Melts like a chocolate bar (Score:3, Interesting)
" At a critical temperature,"
"Gee, I had it stored on this memsistor chip - but I left it in my shirt pocket, and my data melted."
The article doesn't say what temperature, so there's probably an issue there. Until that issue is solved, it's about as useful as write-only memory.
Also, looking at the required voltage (50 volts @ 0.6 amp), this is NOT going to be either high-density, or portable,or particularly energy-efficient.
Re:Melts like a chocolate bar (Score:1, Interesting)
Yes, the combination of 240W/byte and "critical temperature" looks like a problem. I hope they find a way to scale it down a lot.
Re:Melts like a chocolate bar (Score:3, Interesting)
well, in its current state, it probably won't be very good for much; but small additions of other elements will probably give you a compound which does what you want. After all, the properties of most alloys change quite remarkably with small composition changes.
This will make the spooks happy (Score:4, Interesting)

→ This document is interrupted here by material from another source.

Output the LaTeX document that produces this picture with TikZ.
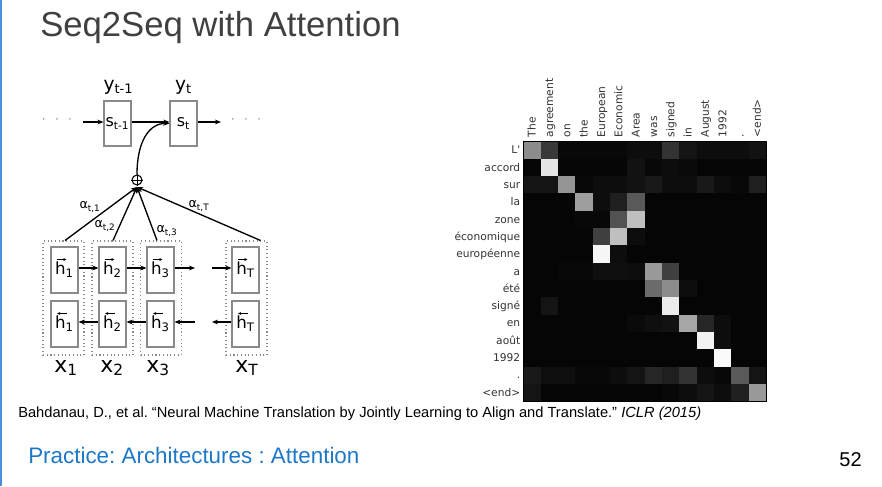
\documentclass[tikz,border=0pt]{standalone}
\usepackage{fontspec}
\setmainfont{Liberation Sans}
\newfontfamily\dejavu{DejaVu Sans}
\usetikzlibrary{arrows.meta,calc}
\definecolor{titlegray}{HTML}{404040}
\definecolor{footblue}{HTML}{1E78C8}
\definecolor{barblue}{HTML}{4A8FDD}
\definecolor{boxgray}{HTML}{8A8A8A}
\definecolor{labgray}{HTML}{333333}
\frenchspacing
\begin{document}
\begin{tikzpicture}[x=0.75pt,y=-0.75pt,
  sbox/.style={draw=boxgray, line width=0.9pt, minimum width=20.25pt, minimum height=33.75pt, inner sep=0pt, font=\dejavu\fontsize{12}{12}\selectfont},
  hbox/.style={draw=boxgray, line width=0.9pt, minimum width=20.25pt, minimum height=34.5pt, inner sep=0pt, font=\dejavu\fontsize{12.5}{12.5}\selectfont},
  obox/.style={draw=boxgray, dotted, line width=0.8pt, minimum width=30.75pt, minimum height=85.5pt, inner sep=0pt},
  conn/.style={line width=1pt, -{Stealth[length=4.5pt,width=3.6pt]}},
  vecar/.style={line width=0.5pt},
  ylab/.style={font=\dejavu\fontsize{14}{14}\selectfont, inner sep=0pt},
  xlab/.style={font=\dejavu\fontsize{16.5}{16.5}\selectfont, inner sep=0pt},
  alab/.style={font=\dejavu\fontsize{9.5}{9.5}\selectfont, inner sep=0pt},
  collab/.style={font=\dejavu\fontsize{8}{8}\selectfont, text=labgray, rotate=90, anchor=mid west, inner sep=0pt},
  rowlab/.style={font=\dejavu\fontsize{8}{8}\selectfont, text=labgray, anchor=mid east, inner sep=0pt}
]
\useasboundingbox (0,0) rectangle (882,486);
\fill[white] (0,0) rectangle (882,486);
\fill[barblue] (0,0) rectangle (2,486);

% title
\node[anchor=base west, inner sep=0pt, text=titlegray, font=\fontsize{26}{26}\selectfont] (title) at (40,36) {Seq2Seq with Attention};

% ---------- left diagram ----------
\node[sbox] (st1) at (117.5,123.5) {s\textsubscript{t-1}};
\node[sbox] (st) at (183.5,123.5) {s\textsubscript{t}};
\node[ylab] (yt1) at (118.5,87) {y\textsubscript{t-1}};
\node[ylab] (yt) at (183.5,87) {y\textsubscript{t}};
\node[font=\dejavu\fontsize{9}{9}\selectfont, text=boxgray, inner sep=0pt] (dl) at (57,121) {·\hspace{7pt}·\hspace{7pt}·};
\node[font=\dejavu\fontsize{9}{9}\selectfont, text=boxgray, inner sep=0pt] (dr) at (246,121) {·\hspace{7pt}·\hspace{7pt}·};
\coordinate (inl) at (83,122);
\coordinate (outr) at (221,122);
\draw[conn] (inl) -- (inl -| st1.west);
\draw[conn] (st1.east |- inl) -- (st.west |- inl);
\draw[conn] (st.east |- inl) -- (outr);

% outer dotted boxes
\node[obox] (o1) at (63.5,298) {};
\node[obox] (o2) at (112.5,298) {};
\node[obox] (o3) at (161,298) {};
\node[obox] (oT) at (246.5,298) {};

% inner h boxes
\foreach \n/\x/\s in {1/64.5/1, 2/112.5/2, 3/160.5/3, T/245.5/T}{
  \node[hbox] (hf\n) at (\x,270) {h\textsubscript{\s}};
  \node[hbox] (hb\n) at (\x,324) {h\textsubscript{\s}};
  \draw[vecar, -{Stealth[length=2.4pt,width=2.2pt]}] ($(hf\n.center)+(-7.5,-10.5)$) -- ++(9.5,0);
  \draw[vecar, {Stealth[length=2.4pt,width=2.2pt]}-] ($(hb\n.center)+(-7.5,-10.5)$) -- ++(9.5,0);
}

% recurrent arrows
\coordinate (f3e) at (195,268);
\coordinate (fTs) at (212,268);
\coordinate (b3s) at (195,322);
\coordinate (bTe) at (212,322);
\draw[conn] (hf1.east |- f3e) -- (hf2.west |- f3e);
\draw[conn] (hf2.east |- f3e) -- (hf3.west |- f3e);
\draw[conn] (hf3.east |- f3e) -- (f3e);
\draw[conn] (fTs) -- (hfT.west |- fTs);
\draw[conn] (hb2.west |- b3s) -- (hb1.east |- b3s);
\draw[conn] (hb3.west |- b3s) -- (hb2.east |- b3s);
\draw[conn] (b3s) -- (hb3.east |- b3s);
\draw[conn] (hbT.west |- bTe) -- (bTe);

% x labels
\node[xlab] (x1) at (66,368) {x\textsubscript{1}};
\node[xlab] (x2) at (112,368) {x\textsubscript{2}};
\node[xlab] (x3) at (158,368) {x\textsubscript{3}};
\node[xlab] (xT) at (247,368) {x\textsubscript{T}};

% attention
\node[draw=black, line width=0.8pt, circle, minimum size=7.5pt, inner sep=0pt] (plus) at (137,180) {};
\draw[line width=0.7pt] (plus.north) -- (plus.south) (plus.west) -- (plus.east);
\coordinate (J) at (137,187);
\draw[conn] ($(o1.north)+(1.5,0)$) -- (J);
\draw[conn] ($(o2.north)+(0.5,0)$) -- (J);
\draw[conn] ($(o3.north)+(-4,0)$) -- (J);
\draw[conn] ($(oT.north)+(14,0)$) -- (J);
\draw[conn] (plus.north) .. controls (137,140) and (150,123) .. (st.west);
\node[alab] (a1) at (90,207) {α\textsubscript{t,1}};
\node[alab] (a2) at (105,226) {α\textsubscript{t,2}};
\node[alab] (a3) at (167,231) {α\textsubscript{t,3}};
\node[alab] (aT) at (199,206) {α\textsubscript{t,T}};

% ---------- heatmap ----------
\def\cs{17.33}
\foreach \rowvals [count=\r from 0] in {
 {55,22,3,3,3,3,5,5,20,8,5,5,5,7},
 {2,90,2,2,2,2,7,3,5,4,2,2,2,2},
 {8,8,58,3,5,5,7,10,5,5,10,5,3,12},
 {2,2,2,62,5,12,35,2,2,2,2,2,2,2},
 {2,2,2,3,3,32,75,2,2,2,2,2,2,2},
 {2,2,2,2,25,75,5,2,2,2,2,2,2,2},
 {2,2,2,2,97,5,2,2,2,2,2,2,2,2},
 {2,2,3,3,6,6,5,60,25,2,2,2,2,2},
 {2,2,2,2,2,2,2,42,55,5,2,2,2,2},
 {2,8,2,2,2,2,2,2,92,2,2,2,2,2},
 {2,2,2,2,2,2,4,6,7,65,15,5,2,2},
 {2,2,2,2,2,2,2,2,2,2,95,5,2,2},
 {2,2,2,2,2,2,2,2,2,2,2,98,2,2},
 {10,6,6,3,3,5,8,15,12,20,5,3,35,8},
 {8,2,2,2,2,2,2,2,3,5,8,5,12,60}}{
  \foreach \v [count=\c from 0] in \rowvals {
    \fill[white!\v!black] (523.5+\cs*\c,141.5+\cs*\r) rectangle ++(\cs+0.3,\cs+0.3);
  }
}
\draw[black, line width=0.6pt] (523.5,141.5) rectangle (766,401.5);

\foreach \w [count=\c from 0] in {The,agreement,on,the,European,Economic,Area,was,signed,in,August,1992,.,<end>}{
  \node[collab] (col\c) at (523.5+\cs*\c+\cs/2,137.5) {\w};
}
\foreach \w [count=\r from 0] in {L',accord,sur,la,zone,économique,européenne,a,été,signé,en,août,1992,.,<end>}{
  \node[rowlab] (row\r) at (520.5,141.5+\cs*\r+\cs/2) {\w};
}

% citation and footer
\node[anchor=base west, inner sep=0pt, font=\fontsize{11}{11}\selectfont] (cite) at (18,417) {Bahdanau, D., et al. “Neural Machine Translation by Jointly Learning to Align and Translate.” \textit{ICLR (2015)}};
\node[anchor=base west, inner sep=0pt, text=footblue, font=\fontsize{16.8}{16.8}\selectfont] (foot) at (28,463) {Practice: Architectures : Attention};
\node[anchor=base east, inner sep=0pt, font=\fontsize{15}{15}\selectfont] (pg) at (862,466) {52};
\end{tikzpicture}
\end{document}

No more need to supercool RAM on seized computers in order to extract passwords - the RAM will just naturally hold state for hours.
If they're going to use this, (some) people are going to want to have more secure operating systems that don't leak security data all over the place.
Comment removed (Score:3, Interesting)
Re:From the original announcment (Score:4, Interesting)
Assuming you are correct, please explain (Score:3, Interesting)
How does this relate to a resistor which undergoes a discontinuous resistance change under critical conditions? Can you explain how it relates to the advertised device? Where is the charge being stored? Please continue to assume that I'm stupid, and explain the reasoning. My electromagnetic theory is thirty five years in the past now.
Re:Not vaporware... (Score:3, Interesting)
You forgot to mention the HP Memristor (tm) driver software, which despite being about 335 bytes in size, will come bundled in an installed package that is 37MB, just so HP software can show pointless splash screens and randomly create services and daemons that appear to serve no purpose whatsoever, while STILL not being able to cancel the printing of a document without cycling the power.
And which will periodically send copies of your memory to a remote HP server in order to "improve the customer experience."
HP is not what it once was. Thanks for that, Carla.
Re:Assuming you are correct, please explain (Score:3, Interesting)
How does this relate to a resistor which undergoes a discontinuous resistance change under critical conditions? Can you explain how it relates to the advertised device? Where is the charge being stored? Please continue to assume that I'm stupid, and explain the reasoning. My electromagnetic theory is thirty five years in the past now.
No electronic component has truly discontinuous behavior under critical conditions. Even physical switches have rather complex transients (which is why they need a debounce circuit), and transistors are interesting analog devices. It's just that they're non-linear devices and (in computers) they're mostly used biased so that the circuits have (to a good approximation) binary behavior; the prerequisite for that is non-linearity.
Now, if there was an effect that was previously a theoretical one, or at best a lab curiosity, and HP have managed to figure out how to turn it into something practical, then more power to their elbows. It'll be very interesting to see what the electronic engineers of the world do with it.